В начале 1863 года Кер опубликовал письмо, прозвучавшее как хвалебный псалом Линкольну: «Он на голову выше всех людей, стоящих у власти, и поэтому преимущественно он является объектом для ударов капризных молний при любой общественной буре; будь он сделанным из воска, а не из замечательной скальной породы, от него теперь осталась бы некая бесформенная, инертная, податливая масса, Штормы оставили глубокие следы на его лице, как бы высеченные в глыбе гранита… Обруганный, оболганный политическими врагами, попеременно то обхаживаемый, то осыпаемый упреками противников и своих политических единомышленников, он продолжает защищать правое дело, не обращая внимания на клевету. Его добродушие — светоч, который никогда не гаснет, а горит ровным пламенем в храме бессмертия…»

В вагоне поезда беседовали две квакерши:

— Думаю, что победит Джефферсон.

— Почему ты так думаешь?

— Потому что Джефферсон человек богомольный.

— И Авраам молится.

— Это так, но господь думает, что Авраам просто подшучивает над ним.

Газеты добавили в связи с этим, что сам Линкольн считал, что это лучший анекдот о нем, который он «когда-либо читал в газетах». Он не противился распространению этого анекдота. Тем не менее его наиболее важные публичные выступления и высказывания никому не давали повода считать, что он несерьезный человек.

Линкольн ни разу не говорил, что принадлежит к какой-нибудь определенной церкви, придерживается определенной веры или доктрины. Он не скупился в своих речах и письменных обращениях к широким народным массам на доказательства своей набожности и глубокой религиозности. Президент с женой обычно ездили в пресвитерианскую церковь на нью-йорк-авеню, иногда они шли туда пешком в сопровождении охранника. Они были пунктуальны, и не было случая, чтобы из-за них задержалась служба, вспоминает охранявший Линкольна Крук. «Из уважения к высокому посту, который он занимал, присутствовавшие в церкви при появлении президента поднимались со своих мест и оставались на ногах до конца службы».

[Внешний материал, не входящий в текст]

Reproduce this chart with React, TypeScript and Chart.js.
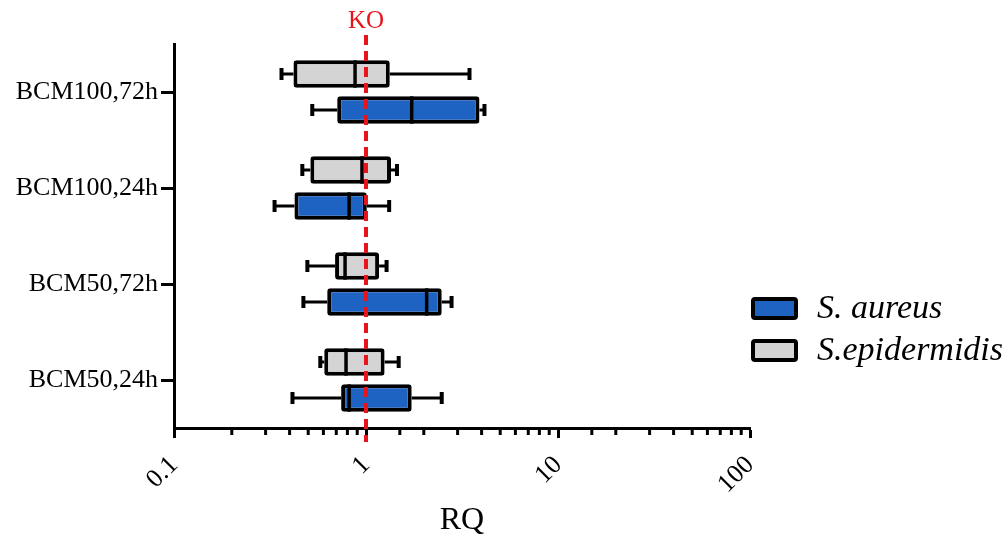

Добропорядочный, прямолинейный, выдержанный Фесенден пришел однажды утром к Линкольну, взбешенный по поводу несправедливой, по его мнению, раздачи должностей. Он разразился потоком «несдержанных слов». Линкольн невозмутимо ждал, когда ярость его друга из Мэна стихнет. Затем он тихо спросил:

— Сенатор, вы принадлежите к епископальной церкви, не так ли?

— Да, сэр, я последователь этого верования.

— Я так и думал. Вы, епископалийцы, ругаетесь все одинаково. Сьюард тоже епископалиец. Вот Стентон пресвитерианец. Вы бы послушали, как он ругается.

Линкольн продемонстрировал несколько вариантов сквернословия, после чего он и Фесенден провели беседу в спокойных тонах.